PROBLEM STATEMENT -> Print verbatim the opening line of the material and every subsequent line through the one containing "var glassErr = [0, 4.1, 4.4, 6.9, 17.3];".

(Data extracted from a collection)

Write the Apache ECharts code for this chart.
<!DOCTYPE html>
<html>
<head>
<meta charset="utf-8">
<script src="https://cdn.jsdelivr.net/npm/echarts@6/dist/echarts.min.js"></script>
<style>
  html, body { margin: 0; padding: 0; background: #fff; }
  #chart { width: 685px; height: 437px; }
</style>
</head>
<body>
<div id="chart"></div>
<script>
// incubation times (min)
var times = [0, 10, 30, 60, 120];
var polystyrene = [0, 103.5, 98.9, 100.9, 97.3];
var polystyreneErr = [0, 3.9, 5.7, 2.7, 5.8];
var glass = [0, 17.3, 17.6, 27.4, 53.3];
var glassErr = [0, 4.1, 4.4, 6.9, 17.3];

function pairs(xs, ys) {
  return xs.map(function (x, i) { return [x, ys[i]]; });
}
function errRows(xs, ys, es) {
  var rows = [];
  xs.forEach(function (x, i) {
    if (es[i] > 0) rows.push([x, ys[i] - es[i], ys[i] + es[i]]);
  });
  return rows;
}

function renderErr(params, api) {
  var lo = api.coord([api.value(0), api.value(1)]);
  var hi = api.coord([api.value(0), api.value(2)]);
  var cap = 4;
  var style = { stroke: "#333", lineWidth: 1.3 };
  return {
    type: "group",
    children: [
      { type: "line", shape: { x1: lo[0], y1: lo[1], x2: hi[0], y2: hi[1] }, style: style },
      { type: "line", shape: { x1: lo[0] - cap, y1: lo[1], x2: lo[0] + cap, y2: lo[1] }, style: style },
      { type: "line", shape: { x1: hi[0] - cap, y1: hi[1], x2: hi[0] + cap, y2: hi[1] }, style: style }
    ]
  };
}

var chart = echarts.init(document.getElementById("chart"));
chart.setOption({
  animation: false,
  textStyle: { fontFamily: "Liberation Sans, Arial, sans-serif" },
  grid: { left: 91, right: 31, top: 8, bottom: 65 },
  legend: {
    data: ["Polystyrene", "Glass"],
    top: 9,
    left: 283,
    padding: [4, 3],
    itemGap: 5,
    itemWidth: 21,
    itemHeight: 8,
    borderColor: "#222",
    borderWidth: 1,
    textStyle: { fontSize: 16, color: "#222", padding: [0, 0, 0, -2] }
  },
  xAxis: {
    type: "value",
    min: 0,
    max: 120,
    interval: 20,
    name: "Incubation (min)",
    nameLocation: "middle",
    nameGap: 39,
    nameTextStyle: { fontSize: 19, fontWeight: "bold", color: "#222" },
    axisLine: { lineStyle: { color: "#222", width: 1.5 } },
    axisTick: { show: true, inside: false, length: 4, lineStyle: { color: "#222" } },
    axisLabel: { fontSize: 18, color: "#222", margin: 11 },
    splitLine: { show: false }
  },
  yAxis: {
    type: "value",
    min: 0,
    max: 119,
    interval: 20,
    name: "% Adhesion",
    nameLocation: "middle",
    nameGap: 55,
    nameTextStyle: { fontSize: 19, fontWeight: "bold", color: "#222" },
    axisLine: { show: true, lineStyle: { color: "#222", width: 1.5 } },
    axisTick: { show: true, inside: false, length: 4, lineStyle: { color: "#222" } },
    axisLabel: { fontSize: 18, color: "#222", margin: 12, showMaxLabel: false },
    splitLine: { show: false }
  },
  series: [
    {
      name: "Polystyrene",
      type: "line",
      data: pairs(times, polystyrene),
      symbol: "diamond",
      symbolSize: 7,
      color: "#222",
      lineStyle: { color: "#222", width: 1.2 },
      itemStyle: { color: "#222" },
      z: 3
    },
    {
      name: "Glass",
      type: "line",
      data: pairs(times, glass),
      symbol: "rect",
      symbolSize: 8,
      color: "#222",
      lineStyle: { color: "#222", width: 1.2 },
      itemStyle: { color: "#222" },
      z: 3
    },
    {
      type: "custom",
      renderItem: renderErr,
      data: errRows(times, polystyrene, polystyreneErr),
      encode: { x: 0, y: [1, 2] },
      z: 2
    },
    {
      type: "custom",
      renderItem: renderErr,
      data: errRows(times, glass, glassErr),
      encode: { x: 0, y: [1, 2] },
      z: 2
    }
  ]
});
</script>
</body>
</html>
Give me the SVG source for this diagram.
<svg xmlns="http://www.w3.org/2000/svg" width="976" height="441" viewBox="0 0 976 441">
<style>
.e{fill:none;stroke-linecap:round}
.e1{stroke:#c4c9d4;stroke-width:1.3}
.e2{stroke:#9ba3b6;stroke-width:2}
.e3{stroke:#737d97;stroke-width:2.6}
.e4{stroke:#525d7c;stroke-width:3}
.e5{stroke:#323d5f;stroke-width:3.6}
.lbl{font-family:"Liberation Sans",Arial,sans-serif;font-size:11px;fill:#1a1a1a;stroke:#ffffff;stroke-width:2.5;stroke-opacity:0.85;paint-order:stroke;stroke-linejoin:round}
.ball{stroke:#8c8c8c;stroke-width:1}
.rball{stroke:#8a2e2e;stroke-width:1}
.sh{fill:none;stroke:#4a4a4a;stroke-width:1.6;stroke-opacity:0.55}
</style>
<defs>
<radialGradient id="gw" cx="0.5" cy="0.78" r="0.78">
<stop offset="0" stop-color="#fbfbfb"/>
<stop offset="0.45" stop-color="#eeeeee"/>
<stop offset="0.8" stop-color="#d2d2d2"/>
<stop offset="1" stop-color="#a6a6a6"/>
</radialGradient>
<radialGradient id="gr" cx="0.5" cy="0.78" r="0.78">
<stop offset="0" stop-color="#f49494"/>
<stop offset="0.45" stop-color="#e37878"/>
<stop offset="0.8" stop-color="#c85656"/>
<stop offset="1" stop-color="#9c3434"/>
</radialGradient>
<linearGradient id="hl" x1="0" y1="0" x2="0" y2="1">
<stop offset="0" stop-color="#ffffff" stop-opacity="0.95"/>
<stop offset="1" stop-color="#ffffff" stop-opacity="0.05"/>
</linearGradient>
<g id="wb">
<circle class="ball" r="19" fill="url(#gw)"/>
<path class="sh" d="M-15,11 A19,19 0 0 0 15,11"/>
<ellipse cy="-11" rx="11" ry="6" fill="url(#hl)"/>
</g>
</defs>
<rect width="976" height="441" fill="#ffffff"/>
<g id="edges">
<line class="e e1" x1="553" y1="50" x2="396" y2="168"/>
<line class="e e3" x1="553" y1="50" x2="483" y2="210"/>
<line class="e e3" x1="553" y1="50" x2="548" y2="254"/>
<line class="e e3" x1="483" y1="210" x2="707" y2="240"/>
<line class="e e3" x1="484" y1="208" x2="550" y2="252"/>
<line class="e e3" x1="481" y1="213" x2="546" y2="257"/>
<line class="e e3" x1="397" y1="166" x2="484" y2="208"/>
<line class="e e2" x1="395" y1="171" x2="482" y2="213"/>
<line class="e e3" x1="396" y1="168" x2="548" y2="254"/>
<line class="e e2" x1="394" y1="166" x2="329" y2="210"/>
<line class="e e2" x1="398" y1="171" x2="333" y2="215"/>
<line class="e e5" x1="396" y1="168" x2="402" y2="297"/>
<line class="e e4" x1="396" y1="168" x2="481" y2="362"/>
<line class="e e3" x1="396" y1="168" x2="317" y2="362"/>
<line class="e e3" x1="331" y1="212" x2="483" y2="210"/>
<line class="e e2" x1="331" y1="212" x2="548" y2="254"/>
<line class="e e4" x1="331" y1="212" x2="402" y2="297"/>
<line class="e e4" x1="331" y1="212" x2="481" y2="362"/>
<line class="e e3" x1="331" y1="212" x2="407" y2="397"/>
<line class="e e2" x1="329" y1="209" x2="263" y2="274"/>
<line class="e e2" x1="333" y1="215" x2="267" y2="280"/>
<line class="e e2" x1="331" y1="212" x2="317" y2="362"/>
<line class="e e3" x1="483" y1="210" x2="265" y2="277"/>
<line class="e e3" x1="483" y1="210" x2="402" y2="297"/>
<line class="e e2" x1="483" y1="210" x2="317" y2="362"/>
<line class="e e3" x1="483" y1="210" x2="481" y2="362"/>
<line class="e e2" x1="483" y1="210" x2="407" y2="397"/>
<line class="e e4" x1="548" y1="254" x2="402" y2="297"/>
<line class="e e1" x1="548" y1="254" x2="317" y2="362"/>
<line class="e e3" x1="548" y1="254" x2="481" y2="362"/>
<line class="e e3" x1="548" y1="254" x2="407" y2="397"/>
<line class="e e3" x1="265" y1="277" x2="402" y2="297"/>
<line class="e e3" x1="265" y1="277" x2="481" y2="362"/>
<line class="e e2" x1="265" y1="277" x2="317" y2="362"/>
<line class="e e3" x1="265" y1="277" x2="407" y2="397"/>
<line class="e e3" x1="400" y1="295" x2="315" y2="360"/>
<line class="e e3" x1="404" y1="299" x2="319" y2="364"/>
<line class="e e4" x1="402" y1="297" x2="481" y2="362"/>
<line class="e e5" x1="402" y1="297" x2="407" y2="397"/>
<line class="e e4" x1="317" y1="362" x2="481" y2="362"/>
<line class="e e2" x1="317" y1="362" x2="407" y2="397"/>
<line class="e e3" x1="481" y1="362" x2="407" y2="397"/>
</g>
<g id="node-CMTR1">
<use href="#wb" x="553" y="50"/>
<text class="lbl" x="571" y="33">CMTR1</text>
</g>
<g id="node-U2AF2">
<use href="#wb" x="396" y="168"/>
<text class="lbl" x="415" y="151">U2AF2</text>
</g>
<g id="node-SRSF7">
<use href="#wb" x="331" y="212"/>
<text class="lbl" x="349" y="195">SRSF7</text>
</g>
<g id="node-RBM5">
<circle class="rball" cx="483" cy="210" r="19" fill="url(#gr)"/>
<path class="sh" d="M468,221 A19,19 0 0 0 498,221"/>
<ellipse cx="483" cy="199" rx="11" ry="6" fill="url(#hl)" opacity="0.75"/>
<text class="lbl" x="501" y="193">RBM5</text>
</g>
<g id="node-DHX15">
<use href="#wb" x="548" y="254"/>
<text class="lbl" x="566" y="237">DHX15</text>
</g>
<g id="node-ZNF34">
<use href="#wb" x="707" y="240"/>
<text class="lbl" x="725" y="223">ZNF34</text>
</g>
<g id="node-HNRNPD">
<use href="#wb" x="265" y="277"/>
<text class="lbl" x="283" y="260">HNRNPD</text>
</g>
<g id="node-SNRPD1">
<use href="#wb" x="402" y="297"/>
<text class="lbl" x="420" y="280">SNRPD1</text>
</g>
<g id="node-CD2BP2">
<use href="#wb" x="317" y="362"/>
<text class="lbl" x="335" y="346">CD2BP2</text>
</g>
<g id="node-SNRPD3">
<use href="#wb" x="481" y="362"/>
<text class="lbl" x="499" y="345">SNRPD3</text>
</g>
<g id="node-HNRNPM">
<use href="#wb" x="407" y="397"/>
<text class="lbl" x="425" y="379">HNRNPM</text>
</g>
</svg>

ANSWER TO THE PROBLEM ->
Write the Apache ECharts code for this chart.
<!DOCTYPE html>
<html>
<head>
<meta charset="utf-8">
<script src="https://cdn.jsdelivr.net/npm/echarts@6/dist/echarts.min.js"></script>
<style>
  html, body { margin: 0; padding: 0; background: #fff; }
  #chart { width: 685px; height: 437px; }
</style>
</head>
<body>
<div id="chart"></div>
<script>
// incubation times (min)
var times = [0, 10, 30, 60, 120];
var polystyrene = [0, 103.5, 98.9, 100.9, 97.3];
var polystyreneErr = [0, 3.9, 5.7, 2.7, 5.8];
var glass = [0, 17.3, 17.6, 27.4, 53.3];
var glassErr = [0, 4.1, 4.4, 6.9, 17.3];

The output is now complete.